WHAT YOU SHOULD DO: Copy all of the material exactly. Pictures are not to appear in the copy.

[Start]

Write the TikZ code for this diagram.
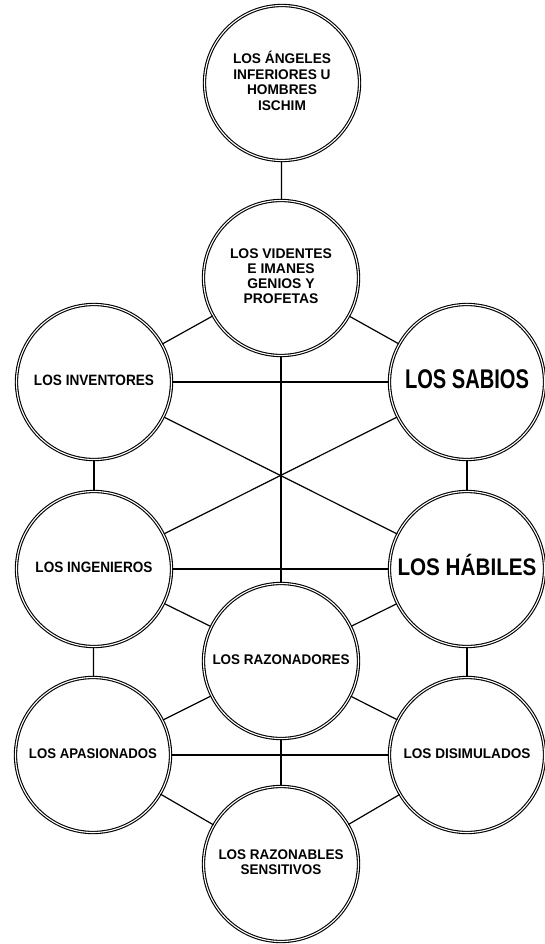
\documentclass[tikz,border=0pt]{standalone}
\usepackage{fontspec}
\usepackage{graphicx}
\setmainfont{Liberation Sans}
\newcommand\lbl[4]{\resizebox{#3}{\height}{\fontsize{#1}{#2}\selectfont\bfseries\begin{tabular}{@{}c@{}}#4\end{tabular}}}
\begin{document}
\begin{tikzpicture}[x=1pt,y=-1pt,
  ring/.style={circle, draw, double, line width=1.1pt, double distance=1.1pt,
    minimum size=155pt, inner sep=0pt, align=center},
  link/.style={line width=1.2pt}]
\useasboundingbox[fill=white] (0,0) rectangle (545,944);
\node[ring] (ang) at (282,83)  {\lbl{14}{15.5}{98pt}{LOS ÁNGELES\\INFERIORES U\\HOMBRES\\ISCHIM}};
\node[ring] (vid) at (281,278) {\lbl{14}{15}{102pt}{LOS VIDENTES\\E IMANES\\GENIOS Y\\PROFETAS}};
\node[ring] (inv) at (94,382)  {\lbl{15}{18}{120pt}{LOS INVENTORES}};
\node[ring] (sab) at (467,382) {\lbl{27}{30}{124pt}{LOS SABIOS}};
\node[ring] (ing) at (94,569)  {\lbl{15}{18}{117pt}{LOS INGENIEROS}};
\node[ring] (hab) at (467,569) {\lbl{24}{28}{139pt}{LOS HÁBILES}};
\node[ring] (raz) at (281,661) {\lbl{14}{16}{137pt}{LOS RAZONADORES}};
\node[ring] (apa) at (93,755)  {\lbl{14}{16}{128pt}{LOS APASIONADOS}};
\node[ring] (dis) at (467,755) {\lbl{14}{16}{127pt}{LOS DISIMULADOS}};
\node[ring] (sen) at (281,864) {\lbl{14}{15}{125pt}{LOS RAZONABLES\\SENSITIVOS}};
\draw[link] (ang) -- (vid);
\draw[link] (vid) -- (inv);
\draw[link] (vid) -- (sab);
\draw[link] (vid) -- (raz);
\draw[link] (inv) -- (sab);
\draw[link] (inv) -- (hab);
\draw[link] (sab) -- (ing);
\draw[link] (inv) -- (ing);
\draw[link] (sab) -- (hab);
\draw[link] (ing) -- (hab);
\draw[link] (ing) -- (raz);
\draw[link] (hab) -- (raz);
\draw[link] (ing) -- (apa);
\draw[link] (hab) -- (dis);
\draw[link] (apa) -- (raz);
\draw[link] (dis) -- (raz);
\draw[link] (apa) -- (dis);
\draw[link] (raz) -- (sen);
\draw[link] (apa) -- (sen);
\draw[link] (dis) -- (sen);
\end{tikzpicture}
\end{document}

[End]

ANSWER FOR THIS EXERCISE:
Write the TikZ code for this diagram.
\documentclass[tikz,border=0pt]{standalone}
\usepackage{fontspec}
\usepackage{graphicx}
\setmainfont{Liberation Sans}
\newcommand\lbl[4]{\resizebox{#3}{\height}{\fontsize{#1}{#2}\selectfont\bfseries\begin{tabular}{@{}c@{}}#4\end{tabular}}}
\begin{document}
\begin{tikzpicture}[x=1pt,y=-1pt,
  ring/.style={circle, draw, double, line width=1.1pt, double distance=1.1pt,
    minimum size=155pt, inner sep=0pt, align=center},
  link/.style={line width=1.2pt}]
\useasboundingbox[fill=white] (0,0) rectangle (545,944);
\node[ring] (ang) at (282,83)  {\lbl{14}{15.5}{98pt}{LOS ÁNGELES\\INFERIORES U\\HOMBRES\\ISCHIM}};
\node[ring] (vid) at (281,278) {\lbl{14}{15}{102pt}{LOS VIDENTES\\E IMANES\\GENIOS Y\\PROFETAS}};
\node[ring] (inv) at (94,382)  {\lbl{15}{18}{120pt}{LOS INVENTORES}};
\node[ring] (sab) at (467,382) {\lbl{27}{30}{124pt}{LOS SABIOS}};
\node[ring] (ing) at (94,569)  {\lbl{15}{18}{117pt}{LOS INGENIEROS}};
\node[ring] (hab) at (467,569) {\lbl{24}{28}{139pt}{LOS HÁBILES}};
\node[ring] (raz) at (281,661) {\lbl{14}{16}{137pt}{LOS RAZONADORES}};
\node[ring] (apa) at (93,755)  {\lbl{14}{16}{128pt}{LOS APASIONADOS}};
\node[ring] (dis) at (467,755) {\lbl{14}{16}{127pt}{LOS DISIMULADOS}};
\node[ring] (sen) at (281,864) {\lbl{14}{15}{125pt}{LOS RAZONABLES\\SENSITIVOS}};
\draw[link] (ang) -- (vid);
\draw[link] (vid) -- (inv);
\draw[link] (vid) -- (sab);
\draw[link] (vid) -- (raz);
\draw[link] (inv) -- (sab);
\draw[link] (inv) -- (hab);
\draw[link] (sab) -- (ing);
\draw[link] (inv) -- (ing);
\draw[link] (sab) -- (hab);
\draw[link] (ing) -- (hab);
\draw[link] (ing) -- (raz);
\draw[link] (hab) -- (raz);
\draw[link] (ing) -- (apa);
\draw[link] (hab) -- (dis);
\draw[link] (apa) -- (raz);
\draw[link] (dis) -- (raz);
\draw[link] (apa) -- (dis);
\draw[link] (raz) -- (sen);
\draw[link] (apa) -- (sen);
\draw[link] (dis) -- (sen);
\end{tikzpicture}
\end{document}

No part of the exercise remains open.